▶ EXERCISE
Reproduce, character for character, the lines below from the first through the one with "bottom=recycled, color=C_WR, zorder=2)". Leave pictures out.

-- SUPPLIED DATA start --

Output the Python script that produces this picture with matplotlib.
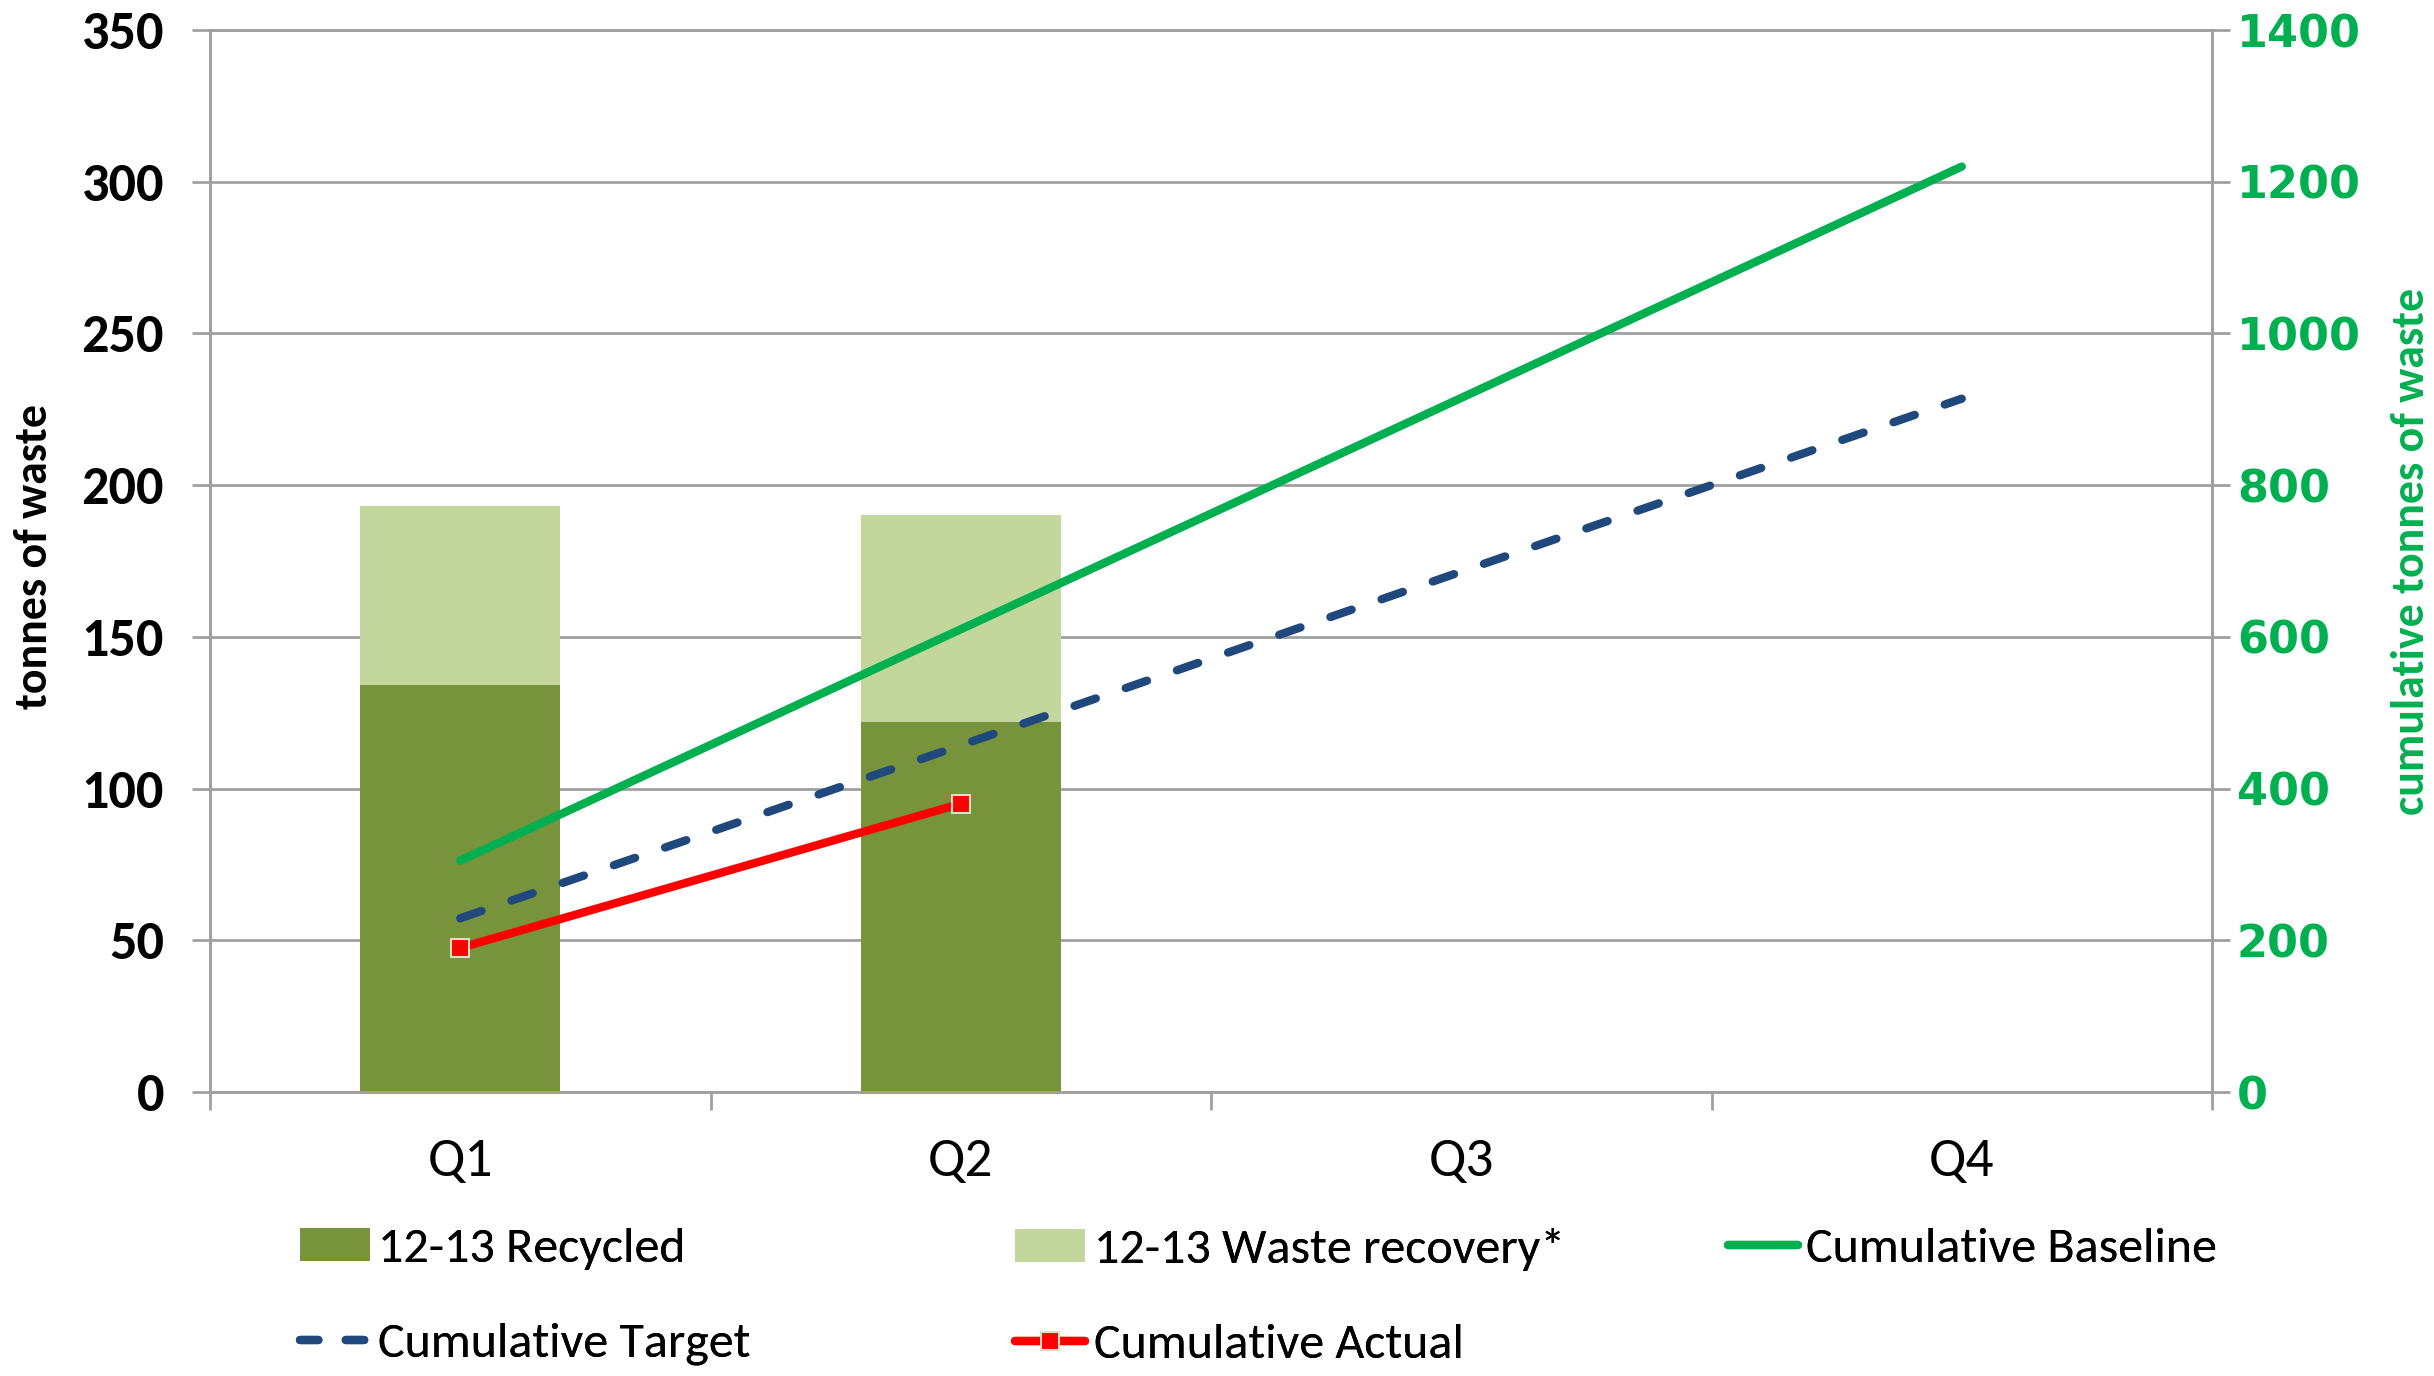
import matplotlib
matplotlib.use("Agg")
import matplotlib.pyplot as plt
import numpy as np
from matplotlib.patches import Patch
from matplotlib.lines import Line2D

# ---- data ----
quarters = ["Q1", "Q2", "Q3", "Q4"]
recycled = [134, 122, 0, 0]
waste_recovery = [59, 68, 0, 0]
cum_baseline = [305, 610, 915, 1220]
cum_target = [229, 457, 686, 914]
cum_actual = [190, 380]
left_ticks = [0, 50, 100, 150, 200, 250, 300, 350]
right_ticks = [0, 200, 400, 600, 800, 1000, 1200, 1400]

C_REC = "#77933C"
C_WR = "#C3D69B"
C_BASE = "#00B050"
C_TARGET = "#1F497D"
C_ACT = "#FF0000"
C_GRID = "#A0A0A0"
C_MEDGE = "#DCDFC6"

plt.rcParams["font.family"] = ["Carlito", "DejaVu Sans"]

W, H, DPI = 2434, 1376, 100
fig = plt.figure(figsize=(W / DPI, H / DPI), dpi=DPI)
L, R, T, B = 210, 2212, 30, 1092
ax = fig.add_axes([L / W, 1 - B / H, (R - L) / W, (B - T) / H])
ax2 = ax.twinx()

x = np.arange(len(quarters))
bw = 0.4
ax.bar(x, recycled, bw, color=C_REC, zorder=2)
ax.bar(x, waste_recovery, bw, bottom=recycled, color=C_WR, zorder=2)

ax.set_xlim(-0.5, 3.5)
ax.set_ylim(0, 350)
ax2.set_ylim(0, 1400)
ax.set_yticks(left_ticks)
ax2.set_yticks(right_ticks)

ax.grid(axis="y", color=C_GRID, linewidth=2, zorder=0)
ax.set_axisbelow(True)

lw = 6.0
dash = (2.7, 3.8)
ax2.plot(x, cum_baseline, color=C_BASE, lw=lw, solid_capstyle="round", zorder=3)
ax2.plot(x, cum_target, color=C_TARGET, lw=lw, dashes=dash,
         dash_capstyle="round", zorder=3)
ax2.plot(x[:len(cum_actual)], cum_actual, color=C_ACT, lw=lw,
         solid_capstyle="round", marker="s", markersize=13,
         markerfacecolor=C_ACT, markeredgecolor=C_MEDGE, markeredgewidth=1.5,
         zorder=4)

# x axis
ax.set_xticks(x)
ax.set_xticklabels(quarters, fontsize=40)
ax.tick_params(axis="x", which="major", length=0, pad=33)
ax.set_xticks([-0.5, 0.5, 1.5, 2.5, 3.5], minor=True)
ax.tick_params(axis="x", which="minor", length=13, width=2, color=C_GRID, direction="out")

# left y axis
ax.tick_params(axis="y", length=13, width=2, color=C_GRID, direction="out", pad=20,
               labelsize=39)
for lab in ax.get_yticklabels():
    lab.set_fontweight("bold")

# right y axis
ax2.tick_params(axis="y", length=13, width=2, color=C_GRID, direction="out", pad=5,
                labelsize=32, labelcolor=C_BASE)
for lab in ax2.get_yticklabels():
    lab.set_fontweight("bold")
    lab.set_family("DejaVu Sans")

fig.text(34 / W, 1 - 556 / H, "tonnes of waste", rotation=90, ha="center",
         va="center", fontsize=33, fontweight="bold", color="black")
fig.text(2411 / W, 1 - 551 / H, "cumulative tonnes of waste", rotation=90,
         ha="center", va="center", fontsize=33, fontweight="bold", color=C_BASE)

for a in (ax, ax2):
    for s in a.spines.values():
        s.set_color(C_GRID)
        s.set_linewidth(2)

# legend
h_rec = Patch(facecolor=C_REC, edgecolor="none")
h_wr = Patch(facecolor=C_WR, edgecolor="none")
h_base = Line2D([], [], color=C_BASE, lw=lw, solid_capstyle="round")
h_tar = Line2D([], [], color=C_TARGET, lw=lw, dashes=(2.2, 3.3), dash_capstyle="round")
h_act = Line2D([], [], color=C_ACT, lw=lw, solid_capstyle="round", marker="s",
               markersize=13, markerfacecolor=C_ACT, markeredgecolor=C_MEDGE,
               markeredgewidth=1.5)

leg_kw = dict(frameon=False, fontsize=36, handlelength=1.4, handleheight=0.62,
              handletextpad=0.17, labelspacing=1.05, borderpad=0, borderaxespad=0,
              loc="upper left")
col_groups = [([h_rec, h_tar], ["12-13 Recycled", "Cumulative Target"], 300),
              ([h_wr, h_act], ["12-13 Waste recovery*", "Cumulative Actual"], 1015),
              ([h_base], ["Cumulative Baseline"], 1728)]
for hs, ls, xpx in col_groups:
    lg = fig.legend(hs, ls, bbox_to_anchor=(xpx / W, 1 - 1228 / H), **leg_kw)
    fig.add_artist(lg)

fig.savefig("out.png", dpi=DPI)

-- SUPPLIED DATA end --

▶ CORRECT OUTPUT
Output the Python script that produces this picture with matplotlib.
import matplotlib
matplotlib.use("Agg")
import matplotlib.pyplot as plt
import numpy as np
from matplotlib.patches import Patch
from matplotlib.lines import Line2D

# ---- data ----
quarters = ["Q1", "Q2", "Q3", "Q4"]
recycled = [134, 122, 0, 0]
waste_recovery = [59, 68, 0, 0]
cum_baseline = [305, 610, 915, 1220]
cum_target = [229, 457, 686, 914]
cum_actual = [190, 380]
left_ticks = [0, 50, 100, 150, 200, 250, 300, 350]
right_ticks = [0, 200, 400, 600, 800, 1000, 1200, 1400]

C_REC = "#77933C"
C_WR = "#C3D69B"
C_BASE = "#00B050"
C_TARGET = "#1F497D"
C_ACT = "#FF0000"
C_GRID = "#A0A0A0"
C_MEDGE = "#DCDFC6"

plt.rcParams["font.family"] = ["Carlito", "DejaVu Sans"]

W, H, DPI = 2434, 1376, 100
fig = plt.figure(figsize=(W / DPI, H / DPI), dpi=DPI)
L, R, T, B = 210, 2212, 30, 1092
ax = fig.add_axes([L / W, 1 - B / H, (R - L) / W, (B - T) / H])
ax2 = ax.twinx()

x = np.arange(len(quarters))
bw = 0.4
ax.bar(x, recycled, bw, color=C_REC, zorder=2)
ax.bar(x, waste_recovery, bw, bottom=recycled, color=C_WR, zorder=2)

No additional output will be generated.